Transcribe the material verbatim in full; the pictures do not belong in the copy.

....

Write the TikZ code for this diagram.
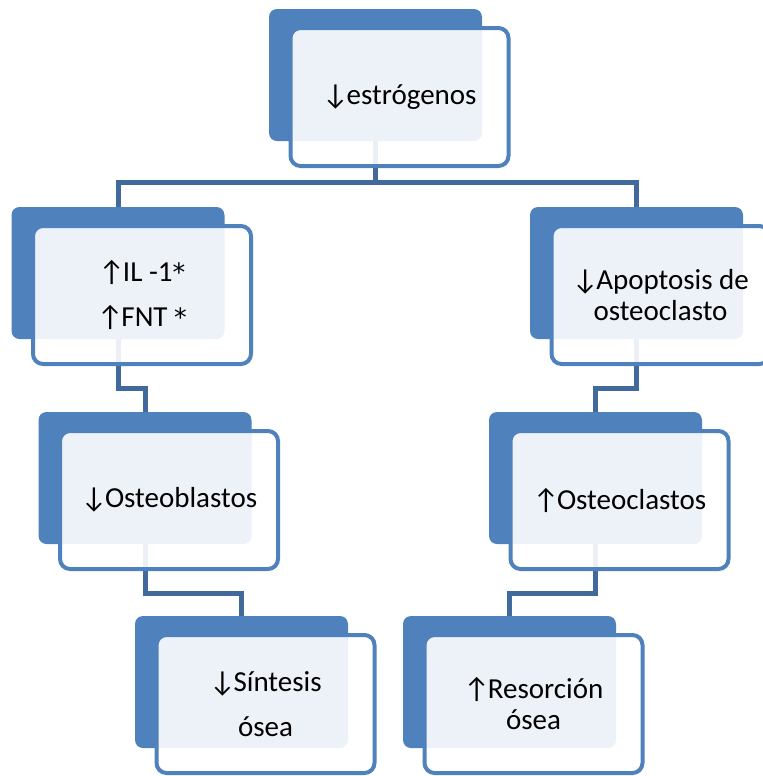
\documentclass[tikz,border=0pt]{standalone}
\usepackage{fontspec}
\setmainfont{Carlito}
\newfontfamily\symf{DejaVu Sans}
\usetikzlibrary{calc}
\pgfdeclarelayer{bg}
\pgfsetlayers{bg,main}
\definecolor{boxblue}{RGB}{79,129,189}
\definecolor{linkblue}{RGB}{65,105,155}
\newcommand{\upar}{↑\kern-1.5pt}
\newcommand{\dnar}{↓\kern-1.5pt}
\newcommand{\astk}{{\symf\fontsize{19}{19}\selectfont *}}
\tikzset{
  backbox/.style={rectangle, fill=boxblue, rounded corners=6pt, inner sep=0pt,
    minimum width=213*0.75pt, minimum height=132*0.75pt},
  frontbox/.style={rectangle, draw=boxblue, line width=3pt, fill=white, fill opacity=0.9,
    text opacity=1, rounded corners=7.5pt, inner sep=0pt, align=center,
    minimum width=218*0.75pt, minimum height=138*0.75pt,
    font=\fontsize{21.75}{26}\selectfont},
  wide/.style={font=\fontsize{21.75}{33.5}\selectfont},
  tight/.style={font=\fontsize{21.75}{23.25}\selectfont},
  link/.style={draw=linkblue, line width=3.75pt}
}
\begin{document}
\begin{tikzpicture}[x=0.75pt,y=-0.75pt]
\useasboundingbox (0,0) rectangle (763,776);
\clip (0,0) rectangle (763,776);
% back boxes
\node[backbox] (b1) at (375.5,75) {};
\node[backbox] (b2) at (118,273) {};
\node[backbox] (b4) at (636.5,273) {};
\node[backbox] (b3) at (145,478) {};
\node[backbox] (b5) at (595.5,478) {};
\node[backbox] (b6) at (241.5,682) {};
\node[backbox] (b7) at (509.5,682) {};
% front boxes
\node[frontbox] (f1) at (399.5,97) {\dnar estrógenos};
\node[frontbox, wide] (f2) at (142,295) {\upar IL -1\astk\\\upar FNT \astk};
\node[frontbox, tight] (f4) at (660.5,295) {\dnar Apoptosis de\\osteoclasto};
\node[frontbox] (f3) at (169,500) {\dnar Osteoblastos};
\node[frontbox] (f5) at (619.5,500) {\upar Osteoclastos};
\node[frontbox, wide] (f6) at (265.5,704) {\dnar Síntesis\\ósea};
\node[frontbox, tight] (f7) at (533.5,704) {\upar Resorción\\ósea};
% connectors
\coordinate (j1) at (375.5,182);
\coordinate (y23) at (0,388);
\coordinate (y36) at (0,593);
\begin{pgfonlayer}{bg}
\draw[link] (b1.center) -- (j1);
\draw[link] (b2.center) |- (j1) -| (b4.center);
\draw[link] (b2.center) -- (b2.center |- y23) -| (b3.center);
\draw[link] (b4.center) -- (b4.center |- y23) -| (b5.center);
\draw[link] (b3.center) -- (b3.center |- y36) -| (b6.center);
\draw[link] (b5.center) -- (b5.center |- y36) -| (b7.center);
\end{pgfonlayer}
\end{tikzpicture}
\end{document}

....

### WORKED ANSWER
Write the TikZ code for this diagram.
\documentclass[tikz,border=0pt]{standalone}
\usepackage{fontspec}
\setmainfont{Carlito}
\newfontfamily\symf{DejaVu Sans}
\usetikzlibrary{calc}
\pgfdeclarelayer{bg}
\pgfsetlayers{bg,main}
\definecolor{boxblue}{RGB}{79,129,189}
\definecolor{linkblue}{RGB}{65,105,155}
\newcommand{\upar}{↑\kern-1.5pt}
\newcommand{\dnar}{↓\kern-1.5pt}
\newcommand{\astk}{{\symf\fontsize{19}{19}\selectfont *}}
\tikzset{
  backbox/.style={rectangle, fill=boxblue, rounded corners=6pt, inner sep=0pt,
    minimum width=213*0.75pt, minimum height=132*0.75pt},
  frontbox/.style={rectangle, draw=boxblue, line width=3pt, fill=white, fill opacity=0.9,
    text opacity=1, rounded corners=7.5pt, inner sep=0pt, align=center,
    minimum width=218*0.75pt, minimum height=138*0.75pt,
    font=\fontsize{21.75}{26}\selectfont},
  wide/.style={font=\fontsize{21.75}{33.5}\selectfont},
  tight/.style={font=\fontsize{21.75}{23.25}\selectfont},
  link/.style={draw=linkblue, line width=3.75pt}
}
\begin{document}
\begin{tikzpicture}[x=0.75pt,y=-0.75pt]
\useasboundingbox (0,0) rectangle (763,776);
\clip (0,0) rectangle (763,776);
% back boxes
\node[backbox] (b1) at (375.5,75) {};
\node[backbox] (b2) at (118,273) {};
\node[backbox] (b4) at (636.5,273) {};
\node[backbox] (b3) at (145,478) {};
\node[backbox] (b5) at (595.5,478) {};
\node[backbox] (b6) at (241.5,682) {};
\node[backbox] (b7) at (509.5,682) {};
% front boxes
\node[frontbox] (f1) at (399.5,97) {\dnar estrógenos};
\node[frontbox, wide] (f2) at (142,295) {\upar IL -1\astk\\\upar FNT \astk};
\node[frontbox, tight] (f4) at (660.5,295) {\dnar Apoptosis de\\osteoclasto};
\node[frontbox] (f3) at (169,500) {\dnar Osteoblastos};
\node[frontbox] (f5) at (619.5,500) {\upar Osteoclastos};
\node[frontbox, wide] (f6) at (265.5,704) {\dnar Síntesis\\ósea};
\node[frontbox, tight] (f7) at (533.5,704) {\upar Resorción\\ósea};
% connectors
\coordinate (j1) at (375.5,182);
\coordinate (y23) at (0,388);
\coordinate (y36) at (0,593);
\begin{pgfonlayer}{bg}
\draw[link] (b1.center) -- (j1);
\draw[link] (b2.center) |- (j1) -| (b4.center);
\draw[link] (b2.center) -- (b2.center |- y23) -| (b3.center);
\draw[link] (b4.center) -- (b4.center |- y23) -| (b5.center);
\draw[link] (b3.center) -- (b3.center |- y36) -| (b6.center);
\draw[link] (b5.center) -- (b5.center |- y36) -| (b7.center);
\end{pgfonlayer}
\end{tikzpicture}
\end{document}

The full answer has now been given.